We give you this list in full, as KAWS gave it to NY Times.
Zephyr (Andrew Witten) – I learned a lot by getting to paint and spend time with Zephyr in the ’90s when he became interested in painting freight trains. For the legend that he was, he was very humble and generous with information and stories about what it was like to be doing graffiti in N.Y. in the ’70s and ’80s.
Crash (John Matos) – I never get tired of seeing Crash paintings. He is one of the few artists that didn’t change his medium to make work on canvas.
Futura – Futura has always been on his own path. His work translates seamlessly from the graffiti he was doing in the ’70s to the design work he became famous for again in the Tokyo street wear and London music scene of the ’90s.
REAS (Todd James) – Seeing REAS in this black book makes you realize how young the participants of this art form were. REAS was 18 when he drew this, and he was already painting trains for six years.
Daze (Chris Ellis) – Daze is still extremely prolific. This painting titled ‘Transition’ is a good example of what was on the minds of many of the artists at this time, who suddenly found themselves with outlets to show their work well beyond the trains and walls they began on.
Lee Quiñones – I don’t know a single graffiti artist that wouldn’t love to own this double-page drawing. I could only imagine how happy Martin would have been to be able to look at this study for one of the few handball-court walls painted by Lee and immortalized in the book ‘Spraycan Art,’ by Henry Chalfant and James Prigoff.
Dondi (Donald White) – Dondi is such a legend. You can mention his name to any graffiti artist in any country and they will know the contributions he’s made. When Zephyr introduced me to him, I was shocked at how down to earth he was. That short interaction bounces around my head till this day.
Martha Cooper – Without Martha Cooper, so much of this culture would have been lost. You really get a better understanding of the atmosphere and energy at this time through images like this one.
Keith Haring – Keith’s work was such an important bridge for a lot of young artists. His work has defiantly expanded my ideas of how art can communicate and exist in the world.
Rammellzee – Rammellzee is one of the most mysterious figures to come out of this culture. I always found his life-size costumes fascinating the way they draw you in but keep you at a distance like battle armor.
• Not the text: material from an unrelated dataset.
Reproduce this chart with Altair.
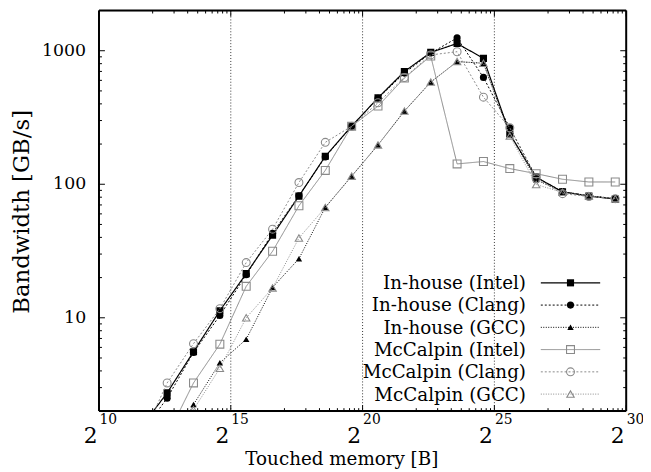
import altair as alt
import pandas as pd

# ---------------- data ----------------
# arrays of N = 2^k doubles, three arrays of 8 bytes -> touched bytes = 24 * 2^k
elem_exp = list(range(7, 26))
touched_bytes = [24 * 2 ** k for k in elem_exp]

series_names = ["In-house (Intel)", "In-house (Clang)", "In-house (GCC)",
                "McCalpin (Intel)", "McCalpin (Clang)", "McCalpin (GCC)"]

inhouse_intel = [1.5, 2.74, 5.57, 11.3, 21.4, 41.5, 81.5, 162, 272, 444, 698, 971, 1133, 877, 238, 113, 87.7, 81.5, 77.4]
inhouse_clang = [1.35, 2.5, 5.5, 10.4, 21, 43, 82, 160, 272, 440, 680, 960, 1248, 631, 265, 113, 88, 82, 78]
inhouse_gcc = [None, 1.0, 2.24, 4.6, 6.9, 16.9, 27.7, 67.1, 115, 197, 353, 582, 829, 806, 238, 108, 88, 82, 78]
mccalpin_intel = [None, 1.3, 3.25, 6.34, 17.2, 31.5, 69, 127, 272, 385, 624, 913, 142, 148, 131, 120, 109, 104, 104]
mccalpin_clang = [1.2, 3.25, 6.4, 11.7, 25.9, 46.1, 103, 206, 272, 408, 630, 930, 983, 449, 265, 110, 85, 81, 78]
mccalpin_gcc = [None, 0.9, 2.05, 4.19, 10, 16.7, 39.6, 67, 115, 197, 353, 582, 829, 806, 230, 99.5, 87, 82, 78]

all_values = [inhouse_intel, inhouse_clang, inhouse_gcc, mccalpin_intel, mccalpin_clang, mccalpin_gcc]

x_major = [2 ** 10, 2 ** 15, 2 ** 20, 2 ** 25, 2 ** 30]
x_major_exp = ["10", "15", "20", "25", "30"]
x_grid = [2 ** 15, 2 ** 20, 2 ** 25]
y_major = [10, 100, 1000]
y_major_labels = ["10", "100", "1000"]
x_title = "Touched memory [B]"
y_title = "Bandwidth [GB/s]"

# ---------------- styles ----------------
GRAY = "#8a8a8a"
styles = [
    dict(color="black", dash=[1, 0], width=1.2, shape="square", filled=True, size=52),
    dict(color="black", dash=[2, 2], width=1.0, shape="circle", filled=True, size=52),
    dict(color="black", dash=[1, 1.5], width=1.0, shape="triangle-up", filled=True, size=42),
    dict(color=GRAY, dash=[1, 0], width=1.0, shape="square", filled=False, size=64),
    dict(color=GRAY, dash=[2, 2], width=1.0, shape="circle", filled=False, size=64),
    dict(color=GRAY, dash=[1, 1.5], width=1.0, shape="triangle-up", filled=False, size=56),
]

W, H = 533, 405
FONT = "DejaVu Serif"

xscale = alt.Scale(type="log", base=2, domain=[2 ** 10, 2 ** 30], nice=False)
yscale = alt.Scale(type="log", domain=[2, 2000], nice=False)

def X(field):
    return alt.X(field, scale=xscale, axis=None)

def Y(field):
    return alt.Y(field, scale=yscale, axis=None)

layers = []

# grid lines
grid_df = pd.DataFrame({"v": x_grid})
layers.append(
    alt.Chart(grid_df).mark_rule(color="black", strokeWidth=0.8, strokeDash=[1, 2]).encode(
        x=X("v:Q"), y=alt.value(0), y2=alt.value(H))
)

# data series
for name, vals, st in zip(series_names, all_values, styles):
    df = pd.DataFrame({"bytes": touched_bytes, "bw": vals}).dropna()
    base = alt.Chart(df)
    layers.append(base.mark_line(color=st["color"], strokeDash=st["dash"],
                                 strokeWidth=st["width"], clip=True).encode(x=X("bytes:Q"), y=Y("bw:Q")))
    layers.append(base.mark_point(shape=st["shape"], filled=st["filled"], size=st["size"],
                                  color=st["color"], opacity=1, strokeWidth=1.1,
                                  clip=True).encode(x=X("bytes:Q"), y=Y("bw:Q")))

# frame
one = pd.DataFrame({"k": [0]})
frame = alt.Chart(one)
layers += [
    frame.mark_rule(color="black", strokeWidth=2).encode(x=alt.value(0), x2=alt.value(W), y=alt.value(0)),
    frame.mark_rule(color="black", strokeWidth=2).encode(x=alt.value(0), x2=alt.value(W), y=alt.value(H)),
    frame.mark_rule(color="black", strokeWidth=2).encode(x=alt.value(0), y=alt.value(0), y2=alt.value(H)),
    frame.mark_rule(color="black", strokeWidth=2).encode(x=alt.value(W), y=alt.value(0), y2=alt.value(H)),
]

# ticks (inward, on all four sides)
x_minor = []
for a, b in zip(x_major[:-1], x_major[1:]):
    x_minor += [a + j * (b - a) / 10 for j in range(1, 10)]
y_minor = []
for dec in [1, 10, 100, 1000]:
    for m in range(2, 10):
        v = m * dec
        if 2 < v < 2000:
            y_minor.append(v)

def xticks(vals, length):
    d = alt.Chart(pd.DataFrame({"v": vals}))
    return [
        d.mark_rule(color="black", strokeWidth=1).encode(x=X("v:Q"), y=alt.value(H), y2=alt.value(H - length)),
        d.mark_rule(color="black", strokeWidth=1).encode(x=X("v:Q"), y=alt.value(0), y2=alt.value(length)),
    ]

def yticks(vals, length):
    d = alt.Chart(pd.DataFrame({"v": vals}))
    return [
        d.mark_rule(color="black", strokeWidth=1).encode(y=Y("v:Q"), x=alt.value(0), x2=alt.value(length)),
        d.mark_rule(color="black", strokeWidth=1).encode(y=Y("v:Q"), x=alt.value(W), x2=alt.value(W - length)),
    ]

layers += xticks(x_major, 6) + xticks(x_minor, 3) + yticks(y_major, 6) + yticks(y_minor, 3)

# x tick labels: 2 with superscript exponent
lab_df = alt.Chart(pd.DataFrame({"v": x_major, "e": x_major_exp}))
layers.append(lab_df.mark_text(text="2", font=FONT, fontSize=22, color="black",
                               align="center", baseline="alphabetic", dx=-8.5).encode(
    x=X("v:Q"), y=alt.value(H + 32)))
layers.append(lab_df.mark_text(font=FONT, fontSize=14, color="black",
                               align="left", baseline="alphabetic", dx=0.5).encode(
    x=X("v:Q"), y=alt.value(H + 13), text="e:N"))

# y tick labels
ylab = alt.Chart(pd.DataFrame({"v": y_major, "t": y_major_labels}))
layers.append(ylab.mark_text(font=FONT, fontSize=17.5, color="black", align="right",
                             baseline="middle").encode(
    y=Y("v:Q"), x=alt.value(-13), text="t:N"))

# axis titles
layers.append(alt.Chart(pd.DataFrame({"t": [x_title]})).mark_text(
    font=FONT, fontSize=18.5, color="black", align="center", baseline="alphabetic").encode(
    x=alt.value(245.5), y=alt.value(H + 54.5), text="t:N"))
layers.append(alt.Chart(pd.DataFrame({"t": [y_title]})).mark_text(
    font=FONT, fontSize=23, color="black", align="center", baseline="middle", angle=270).encode(
    x=alt.value(-78), y=alt.value(H / 2 + 1), text="t:N"))

# legend (inside, bottom right)
for i, (name, st) in enumerate(zip(series_names, styles)):
    d = alt.Chart(pd.DataFrame({"label": [name]}))
    ys = 275.3 + i * 22.5
    yb = 281.5 + i * 22.6
    layers.append(d.mark_text(font=FONT, fontSize=18.5, color="black", align="right",
                              baseline="alphabetic").encode(
        x=alt.value(431.7), y=alt.value(yb), text="label:N"))
    layers.append(d.mark_rule(color=st["color"], strokeDash=st["dash"],
                              strokeWidth=st["width"]).encode(
        x=alt.value(446.7), x2=alt.value(506.7), y=alt.value(ys)))
    layers.append(d.mark_point(shape=st["shape"], filled=st["filled"], size=st["size"],
                               color=st["color"], opacity=1, strokeWidth=1.1).encode(
        x=alt.value(476.7), y=alt.value(ys)))

chart = alt.layer(*layers).properties(
    width=W, height=H,
    autosize=alt.AutoSizeParams(type="none"),
    padding={"left": 92, "top": 0, "right": 17, "bottom": 59},
).configure_view(stroke=None).configure(background="white")

chart.save("out.html", embed_options={"renderer": "svg", "actions": False})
KAWS is a Brooklyn based artist and designer, famous for his limited edition toys and clothing. He started as a graffiti artist on the streets of Jersey City in the early 90’s. He became internationally known for his billboard culture jamming. He began designing and producing vinyl toys in the late 90’s, and they became a hit instantly. Since then, his fame seems to be constantly rising, as his products and artwork are always in demand. The most famous character created by KAWS is the Companion, a large grey figure, designed upon the image of Mickey Mouse, but greatly reduced and taunted.